You might be thinking, “Paul says that if his own teaching disagrees with the gospel, they should obey the gospel instead.” This is true, and we know when Paul saw the Apostle Peter acting in a way that was contrary to the gospel, he rebuked him. (Galatians 2:11-21) However, Paul never suggests that he is teaching anything other than the gospel of Christ. Note his reference to “what you received”. (Galatians 1:9) He refers on six other occasions to “my gospel” or “our gospel”. (Romans 2:16 and 16:25, 2 Corinthians 4:3, 1 Thessalonians 1:5, 2 Thessalonians 2:14, 2 Timothy 2:8) This is not because Paul believed the gospel belonged to him or the apostles personally, or because he thought that he came up with it. No, he was simply identifying his teachings with those of Jesus Christ. They were the true gospel, and what was being taught by others in a contrary manner was a false gospel.
Note how Paul introduced himself to the Galatians in his letter: “Paul, an apostle (not sent from men nor through the agency of man, but through Jesus Christ and God the Father, who raised Him from the dead)…” (Galatians 1:1) He based his authority on the fact that he received his commission from God. Even as Jesus appointed the original apostles during his earthly ministry (Luke 6:13), Paul received a special commission directly from Christ (Acts 9:1-19, 1 Corinthians 9:1). This is why the apostles had a unique authority to proclaim the true gospel. We never read in scripture that they appointed other apostles after themselves, and indeed they could not have, because all the apostles were appointed directly by Christ. (The choice of Matthias as a replacement for Judas was revealed to the other apostles by God in Acts 1:21-26.)

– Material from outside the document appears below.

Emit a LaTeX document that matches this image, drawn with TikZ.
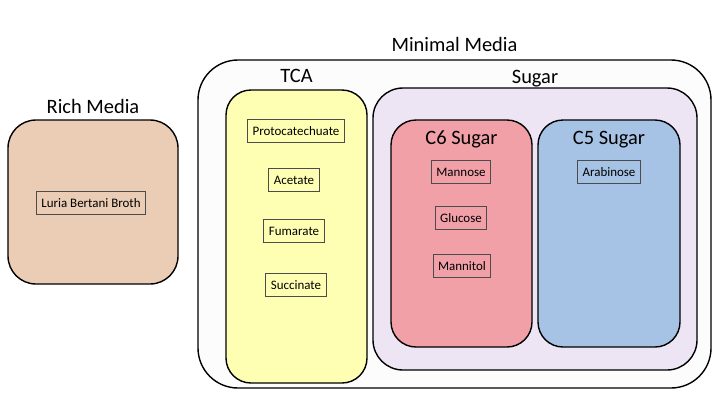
\documentclass[tikz,border=0pt]{standalone}
\usepackage{fontspec}
\setmainfont{Carlito}
\usepackage{xcolor}
\usetikzlibrary{positioning}

\definecolor{richfill}{RGB}{235,204,181}
\definecolor{minfill}{RGB}{252,252,252}
\definecolor{tcafill}{RGB}{255,255,180}
\definecolor{sugarfill}{RGB}{237,229,243}
\definecolor{csixfill}{RGB}{242,160,168}
\definecolor{cfivefill}{RGB}{166,195,229}

\tikzset{
  grp/.style={draw=black, line width=1.4bp, inner sep=0pt, rounded corners=#1},
  grptitle/.style={inner sep=0pt, text height=14bp, text depth=4bp,
    font=\fontsize{20.5}{24}\selectfont},
  item/.style={draw=black!70, line width=0.9bp, inner xsep=5bp, inner ysep=0pt,
    minimum height=23bp, font=\fontsize{13}{15}\selectfont}
}

\begin{document}
\begin{tikzpicture}[x=1bp,y=-1bp]
  \useasboundingbox (0,0) rectangle (720,405);

  % rich media
  \node[grp=28bp, fill=richfill, minimum width=170bp, minimum height=164bp] (rich) at (93,202) {};
  \node[grptitle, above=2bp of rich] (richlbl) {Rich Media};
  \node[item] (lb) at (91,203) {Luria Bertani Broth};

  % minimal media
  \node[grp=40bp, fill=minfill, minimum width=513bp, minimum height=328bp] (minimal) at (454.5,224) {};
  \node[grptitle, above=4bp of minimal] (minlbl) {Minimal Media};

  % TCA
  \node[grp=25bp, fill=tcafill, minimum width=141bp, minimum height=293bp] (tca) at (296.5,236.5) {};
  \node[grptitle, above=3bp of tca] (tcalbl) {TCA};
  \node[item] (pca) at (296,131) {Protocatechuate};
  \node[item] (ace) at (294,180) {Acetate};
  \node[item] (fum) at (294,231) {Fumarate};
  \node[item] (suc) at (296,285) {Succinate};

  % sugar
  \node[grp=30bp, fill=sugarfill, minimum width=324bp, minimum height=282bp] (sugar) at (535,229) {};
  \node[grptitle, above=0bp of sugar] (sugarlbl) {Sugar};

  \node[grp=25bp, fill=csixfill, minimum width=141bp, minimum height=227bp] (csix) at (461.5,233.5) {};
  \node[grptitle, below=11bp of csix.north] (csixlbl) {C6 Sugar};
  \node[item] (man) at (461,172) {Mannose};
  \node[item] (glc) at (461,218) {Glucose};
  \node[item] (mtl) at (462,266) {Mannitol};

  \node[grp=25bp, fill=cfivefill, minimum width=142bp, minimum height=227bp] (cfive) at (609,233.5) {};
  \node[grptitle, below=11bp of cfive.north] (cfivelbl) {C5 Sugar};
  \node[item] (ara) at (609,172) {Arabinose};

\end{tikzpicture}
\end{document}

We are told of the early Christians, “They were continually devoting themselves to the apostles’ teaching and to fellowship, to the breaking of bread and to prayer.” (Acts 2:42) When there was a controversy surrounding circumcision, “The apostles and the elders came together to look into this matter.” (Acts 15:6) They then sent out directions to all the churches. (Acts 15:22-30) No other ministers in Christian history have had this level of authority.
This is why it is necessary for us to accept the gospel as taught by the apostles. The principle of apostolic authority had a major impact on the creation of the New Testament canon. Only those books that were written by an apostle or a close associate of an apostle were accepted. (The Book of Hebrews was believed to fall into one of those two categories.) Likewise, only books that were in line with what the apostles taught were included.
The apostles existed for a short period of time to lay a firm foundation for Christian teaching, having experienced Christ firsthand and received a special commission directly from Him. As the Apostle Peter wrote, “For we did not follow cleverly devised tales when we made known to you the power and coming of our Lord Jesus Christ, but we were eyewitnesses of His majesty.” (2 Peter 1:16) That is why it is critical for us to accept not just any version of the gospel, but the one that was taught by the apostles, for they were inspired by the Holy Spirit. I believe this is what John meant when he said, “We are from God; he who knows God listens to us; he who is not from God does not listen to us.” (1 John 4:6a)
There you have it: six different marks of a true Christian. The person who has these things, according to John, may have assurance of eternal life. There are other passages in the New Testament that provide further assistance on this topic, but it is in 1 John that we receive the clearest summary of what it means to be in Christ.